▶ _WORK INSTRUCTIONS_: Locate the lines that hold the string "diagram". Copy every such line.

▶ _RECORDED DATA_:
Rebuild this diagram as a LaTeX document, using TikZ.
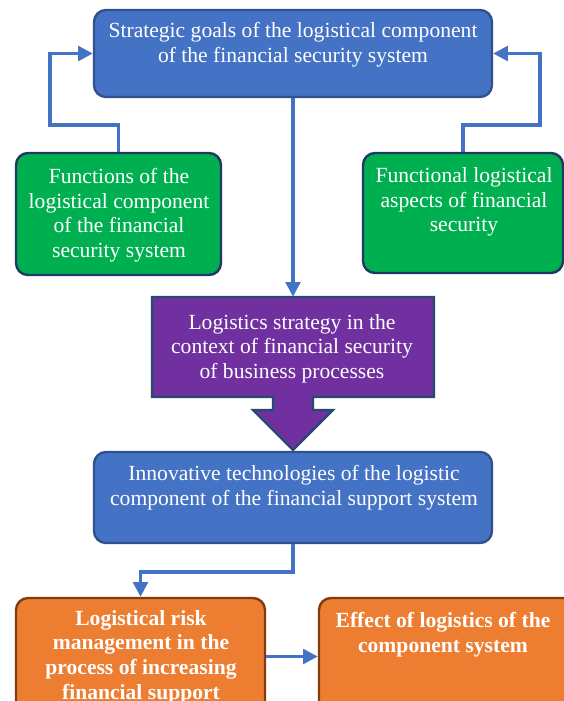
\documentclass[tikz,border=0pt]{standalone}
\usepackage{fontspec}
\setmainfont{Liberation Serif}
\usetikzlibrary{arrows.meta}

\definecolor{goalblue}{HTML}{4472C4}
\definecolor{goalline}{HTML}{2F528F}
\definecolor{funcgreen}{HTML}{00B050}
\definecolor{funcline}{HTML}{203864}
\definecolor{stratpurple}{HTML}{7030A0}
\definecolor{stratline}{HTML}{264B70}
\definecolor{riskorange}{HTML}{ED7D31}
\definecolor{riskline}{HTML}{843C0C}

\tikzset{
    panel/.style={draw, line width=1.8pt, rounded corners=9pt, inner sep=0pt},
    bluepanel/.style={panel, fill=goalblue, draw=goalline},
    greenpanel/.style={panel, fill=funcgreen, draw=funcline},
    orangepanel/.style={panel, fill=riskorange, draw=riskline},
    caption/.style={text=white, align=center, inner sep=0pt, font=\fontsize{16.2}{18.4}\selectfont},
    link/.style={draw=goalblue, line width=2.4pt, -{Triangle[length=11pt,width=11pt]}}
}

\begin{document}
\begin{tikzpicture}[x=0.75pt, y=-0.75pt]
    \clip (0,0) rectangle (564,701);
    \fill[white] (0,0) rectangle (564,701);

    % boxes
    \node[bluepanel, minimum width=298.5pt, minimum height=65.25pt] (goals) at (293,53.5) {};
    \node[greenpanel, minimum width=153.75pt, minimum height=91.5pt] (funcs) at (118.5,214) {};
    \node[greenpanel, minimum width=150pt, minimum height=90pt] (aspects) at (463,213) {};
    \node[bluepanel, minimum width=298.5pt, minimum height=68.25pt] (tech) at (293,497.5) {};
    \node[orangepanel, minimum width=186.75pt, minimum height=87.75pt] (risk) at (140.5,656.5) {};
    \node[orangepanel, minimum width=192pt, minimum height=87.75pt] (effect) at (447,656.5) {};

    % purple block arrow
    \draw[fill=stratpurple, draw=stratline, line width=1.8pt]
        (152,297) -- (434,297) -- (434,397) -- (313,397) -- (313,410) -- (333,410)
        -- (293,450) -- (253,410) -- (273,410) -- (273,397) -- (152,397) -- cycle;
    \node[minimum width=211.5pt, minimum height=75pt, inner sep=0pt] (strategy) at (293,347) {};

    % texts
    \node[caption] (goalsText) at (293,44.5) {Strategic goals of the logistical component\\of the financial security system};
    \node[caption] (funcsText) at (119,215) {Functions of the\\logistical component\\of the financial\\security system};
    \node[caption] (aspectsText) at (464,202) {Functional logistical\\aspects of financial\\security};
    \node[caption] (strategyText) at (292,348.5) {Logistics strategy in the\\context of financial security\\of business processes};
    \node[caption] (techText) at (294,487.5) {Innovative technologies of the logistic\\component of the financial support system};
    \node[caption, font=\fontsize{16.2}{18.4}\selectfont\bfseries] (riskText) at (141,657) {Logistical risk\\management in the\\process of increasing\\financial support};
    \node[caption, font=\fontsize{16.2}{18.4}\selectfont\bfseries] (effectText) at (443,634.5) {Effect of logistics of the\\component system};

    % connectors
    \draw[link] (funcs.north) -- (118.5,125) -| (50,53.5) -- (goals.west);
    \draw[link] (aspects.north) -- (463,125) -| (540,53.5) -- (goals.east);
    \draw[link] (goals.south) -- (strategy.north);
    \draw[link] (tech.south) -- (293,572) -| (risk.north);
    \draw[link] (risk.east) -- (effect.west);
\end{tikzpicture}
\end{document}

...

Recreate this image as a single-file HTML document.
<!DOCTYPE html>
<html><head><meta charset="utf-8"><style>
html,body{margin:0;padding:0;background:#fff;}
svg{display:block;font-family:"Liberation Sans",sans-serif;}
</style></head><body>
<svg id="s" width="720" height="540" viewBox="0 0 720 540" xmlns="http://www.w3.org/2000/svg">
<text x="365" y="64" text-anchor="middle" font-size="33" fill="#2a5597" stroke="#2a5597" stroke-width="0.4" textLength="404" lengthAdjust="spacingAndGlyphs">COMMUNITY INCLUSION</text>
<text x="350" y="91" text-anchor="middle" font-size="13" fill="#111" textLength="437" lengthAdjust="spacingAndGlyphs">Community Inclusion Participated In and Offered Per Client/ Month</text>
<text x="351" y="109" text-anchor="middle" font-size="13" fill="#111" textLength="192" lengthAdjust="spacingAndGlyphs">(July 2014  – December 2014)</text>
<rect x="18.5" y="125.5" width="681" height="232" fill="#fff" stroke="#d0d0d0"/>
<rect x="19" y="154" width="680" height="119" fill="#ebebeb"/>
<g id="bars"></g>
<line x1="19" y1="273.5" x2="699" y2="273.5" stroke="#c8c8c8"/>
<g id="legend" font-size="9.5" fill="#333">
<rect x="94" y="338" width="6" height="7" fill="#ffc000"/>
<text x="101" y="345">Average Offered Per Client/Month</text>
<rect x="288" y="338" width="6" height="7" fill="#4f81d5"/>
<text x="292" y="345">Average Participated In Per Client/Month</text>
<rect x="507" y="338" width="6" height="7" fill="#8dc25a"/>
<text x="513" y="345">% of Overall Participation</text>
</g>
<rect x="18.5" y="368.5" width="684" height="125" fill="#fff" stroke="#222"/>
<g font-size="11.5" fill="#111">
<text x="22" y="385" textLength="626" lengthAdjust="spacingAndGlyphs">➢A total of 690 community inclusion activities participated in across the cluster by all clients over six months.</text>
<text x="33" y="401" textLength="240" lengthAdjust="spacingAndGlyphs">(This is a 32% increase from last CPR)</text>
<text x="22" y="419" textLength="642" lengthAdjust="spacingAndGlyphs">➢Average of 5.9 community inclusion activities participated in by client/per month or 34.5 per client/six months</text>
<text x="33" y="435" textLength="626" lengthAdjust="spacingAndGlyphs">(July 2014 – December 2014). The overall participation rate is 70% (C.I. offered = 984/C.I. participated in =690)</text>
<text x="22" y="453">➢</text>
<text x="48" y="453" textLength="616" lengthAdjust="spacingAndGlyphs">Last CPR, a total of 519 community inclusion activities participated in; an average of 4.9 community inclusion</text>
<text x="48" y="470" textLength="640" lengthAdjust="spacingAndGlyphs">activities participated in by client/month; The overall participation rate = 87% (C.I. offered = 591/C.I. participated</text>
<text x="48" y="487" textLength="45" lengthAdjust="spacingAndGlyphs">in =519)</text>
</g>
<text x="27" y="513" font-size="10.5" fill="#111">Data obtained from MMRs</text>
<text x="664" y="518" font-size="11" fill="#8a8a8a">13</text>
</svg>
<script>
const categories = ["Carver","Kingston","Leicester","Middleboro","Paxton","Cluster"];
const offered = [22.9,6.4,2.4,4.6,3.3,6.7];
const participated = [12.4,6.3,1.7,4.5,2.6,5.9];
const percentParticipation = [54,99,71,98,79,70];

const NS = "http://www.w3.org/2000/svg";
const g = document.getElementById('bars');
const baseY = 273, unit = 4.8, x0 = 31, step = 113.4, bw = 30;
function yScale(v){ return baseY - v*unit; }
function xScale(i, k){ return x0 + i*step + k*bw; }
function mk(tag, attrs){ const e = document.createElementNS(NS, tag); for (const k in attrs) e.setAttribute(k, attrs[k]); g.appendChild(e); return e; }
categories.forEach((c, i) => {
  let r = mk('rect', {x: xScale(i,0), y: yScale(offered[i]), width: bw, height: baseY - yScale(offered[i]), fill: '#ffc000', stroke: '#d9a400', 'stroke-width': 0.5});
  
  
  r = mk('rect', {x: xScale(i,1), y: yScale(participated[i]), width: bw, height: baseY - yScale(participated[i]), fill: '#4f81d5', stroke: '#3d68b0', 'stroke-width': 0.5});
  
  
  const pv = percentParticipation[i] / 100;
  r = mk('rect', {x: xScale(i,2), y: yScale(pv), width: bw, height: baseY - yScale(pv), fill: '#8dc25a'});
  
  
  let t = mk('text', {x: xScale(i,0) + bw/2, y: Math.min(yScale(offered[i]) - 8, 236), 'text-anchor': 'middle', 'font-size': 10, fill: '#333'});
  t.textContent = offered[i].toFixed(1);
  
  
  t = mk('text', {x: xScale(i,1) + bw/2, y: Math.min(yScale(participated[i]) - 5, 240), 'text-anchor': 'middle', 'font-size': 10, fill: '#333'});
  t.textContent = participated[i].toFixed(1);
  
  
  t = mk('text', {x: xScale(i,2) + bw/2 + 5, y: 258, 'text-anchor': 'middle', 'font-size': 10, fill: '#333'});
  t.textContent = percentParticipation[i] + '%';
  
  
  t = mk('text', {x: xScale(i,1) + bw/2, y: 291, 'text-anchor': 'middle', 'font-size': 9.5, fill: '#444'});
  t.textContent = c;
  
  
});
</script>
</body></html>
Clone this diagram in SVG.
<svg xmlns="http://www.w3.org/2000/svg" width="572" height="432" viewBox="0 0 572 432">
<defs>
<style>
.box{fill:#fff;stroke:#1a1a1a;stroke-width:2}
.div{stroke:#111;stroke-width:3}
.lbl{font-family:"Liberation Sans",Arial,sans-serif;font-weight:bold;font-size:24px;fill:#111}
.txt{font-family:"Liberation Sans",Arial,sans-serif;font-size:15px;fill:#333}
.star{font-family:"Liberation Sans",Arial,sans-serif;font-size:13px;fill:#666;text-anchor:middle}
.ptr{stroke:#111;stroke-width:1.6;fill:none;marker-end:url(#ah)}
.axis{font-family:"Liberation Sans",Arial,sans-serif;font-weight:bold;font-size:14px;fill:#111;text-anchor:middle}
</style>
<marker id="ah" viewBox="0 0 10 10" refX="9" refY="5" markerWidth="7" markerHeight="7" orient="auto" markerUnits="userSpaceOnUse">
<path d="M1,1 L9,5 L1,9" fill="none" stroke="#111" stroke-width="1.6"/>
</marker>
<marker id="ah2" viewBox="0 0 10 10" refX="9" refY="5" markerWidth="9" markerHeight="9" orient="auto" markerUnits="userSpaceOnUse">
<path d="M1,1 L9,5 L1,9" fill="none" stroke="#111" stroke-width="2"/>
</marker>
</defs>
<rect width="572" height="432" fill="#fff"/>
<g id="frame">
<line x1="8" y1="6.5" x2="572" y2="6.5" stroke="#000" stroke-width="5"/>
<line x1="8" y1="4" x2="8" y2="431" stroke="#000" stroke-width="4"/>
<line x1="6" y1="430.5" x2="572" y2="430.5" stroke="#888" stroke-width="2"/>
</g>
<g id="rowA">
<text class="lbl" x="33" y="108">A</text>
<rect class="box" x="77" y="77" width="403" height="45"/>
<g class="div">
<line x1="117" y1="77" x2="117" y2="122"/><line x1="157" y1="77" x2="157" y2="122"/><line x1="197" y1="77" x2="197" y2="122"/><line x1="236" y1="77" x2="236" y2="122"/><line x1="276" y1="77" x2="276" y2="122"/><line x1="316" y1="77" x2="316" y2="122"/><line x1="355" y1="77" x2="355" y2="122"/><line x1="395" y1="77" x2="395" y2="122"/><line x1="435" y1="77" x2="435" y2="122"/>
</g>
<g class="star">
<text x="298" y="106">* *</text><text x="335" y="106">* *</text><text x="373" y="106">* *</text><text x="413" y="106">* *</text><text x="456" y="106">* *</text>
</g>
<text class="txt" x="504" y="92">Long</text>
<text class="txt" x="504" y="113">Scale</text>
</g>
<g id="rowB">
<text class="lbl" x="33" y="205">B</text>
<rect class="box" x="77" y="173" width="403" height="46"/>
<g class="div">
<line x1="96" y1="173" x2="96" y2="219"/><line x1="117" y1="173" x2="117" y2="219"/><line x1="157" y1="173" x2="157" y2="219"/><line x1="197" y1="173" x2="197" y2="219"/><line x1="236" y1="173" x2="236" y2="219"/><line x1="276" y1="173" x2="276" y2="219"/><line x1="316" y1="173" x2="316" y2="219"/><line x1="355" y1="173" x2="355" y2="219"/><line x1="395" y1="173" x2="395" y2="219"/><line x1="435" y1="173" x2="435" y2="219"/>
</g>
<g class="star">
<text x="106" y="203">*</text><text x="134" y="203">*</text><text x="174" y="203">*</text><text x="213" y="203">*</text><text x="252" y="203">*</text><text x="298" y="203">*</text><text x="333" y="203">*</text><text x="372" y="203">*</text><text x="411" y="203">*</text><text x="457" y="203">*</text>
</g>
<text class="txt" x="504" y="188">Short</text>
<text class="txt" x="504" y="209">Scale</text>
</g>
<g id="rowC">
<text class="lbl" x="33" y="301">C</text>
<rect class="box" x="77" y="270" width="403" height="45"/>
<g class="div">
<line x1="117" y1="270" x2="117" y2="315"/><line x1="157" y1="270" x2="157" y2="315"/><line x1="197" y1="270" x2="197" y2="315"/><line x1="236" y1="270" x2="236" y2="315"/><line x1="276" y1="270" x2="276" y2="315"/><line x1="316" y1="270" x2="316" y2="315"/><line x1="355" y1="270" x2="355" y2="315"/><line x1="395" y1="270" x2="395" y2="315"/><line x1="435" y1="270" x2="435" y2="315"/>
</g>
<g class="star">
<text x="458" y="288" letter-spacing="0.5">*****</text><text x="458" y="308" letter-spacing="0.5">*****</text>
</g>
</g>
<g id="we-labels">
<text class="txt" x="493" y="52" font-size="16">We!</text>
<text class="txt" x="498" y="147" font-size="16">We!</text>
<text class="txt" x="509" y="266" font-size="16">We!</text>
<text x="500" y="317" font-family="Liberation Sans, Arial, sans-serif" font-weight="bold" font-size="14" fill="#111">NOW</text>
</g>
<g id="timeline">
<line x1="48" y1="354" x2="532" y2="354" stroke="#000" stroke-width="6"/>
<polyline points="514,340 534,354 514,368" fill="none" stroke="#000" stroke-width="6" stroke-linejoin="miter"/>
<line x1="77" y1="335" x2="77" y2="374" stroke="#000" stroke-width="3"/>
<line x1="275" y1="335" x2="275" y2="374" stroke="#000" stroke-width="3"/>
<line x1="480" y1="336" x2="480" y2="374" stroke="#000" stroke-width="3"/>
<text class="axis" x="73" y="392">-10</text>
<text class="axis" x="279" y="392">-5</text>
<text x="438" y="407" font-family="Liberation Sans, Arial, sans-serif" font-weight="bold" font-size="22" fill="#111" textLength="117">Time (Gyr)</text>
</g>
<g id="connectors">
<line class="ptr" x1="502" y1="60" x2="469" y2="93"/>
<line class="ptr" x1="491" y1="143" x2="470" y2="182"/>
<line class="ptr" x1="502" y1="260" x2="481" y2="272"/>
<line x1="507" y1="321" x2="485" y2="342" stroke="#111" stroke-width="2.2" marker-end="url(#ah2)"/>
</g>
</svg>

--

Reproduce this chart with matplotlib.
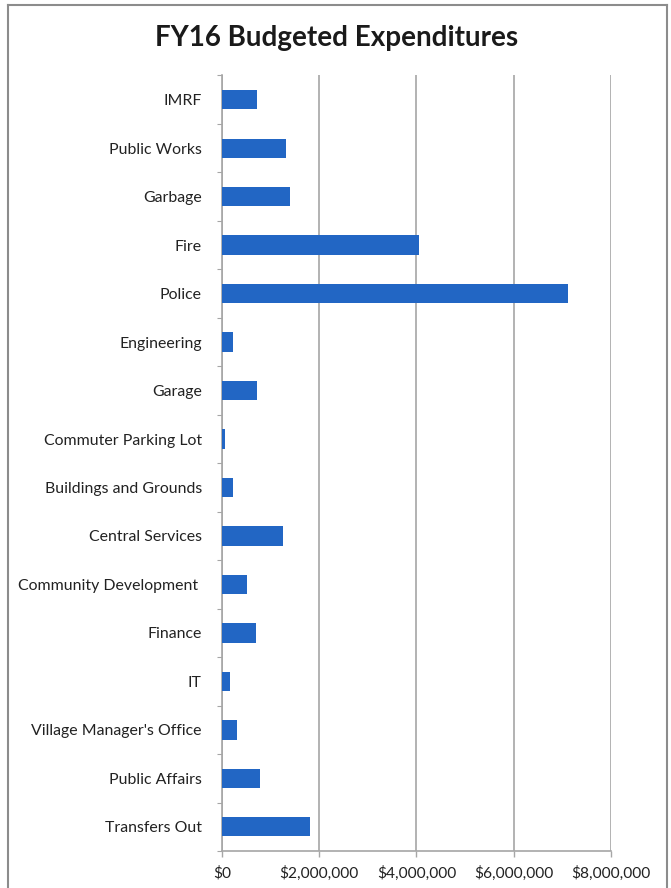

▶ _COMPLETED EXERCISE_:
Rebuild this diagram as a LaTeX document, using TikZ.
Clone this diagram in SVG.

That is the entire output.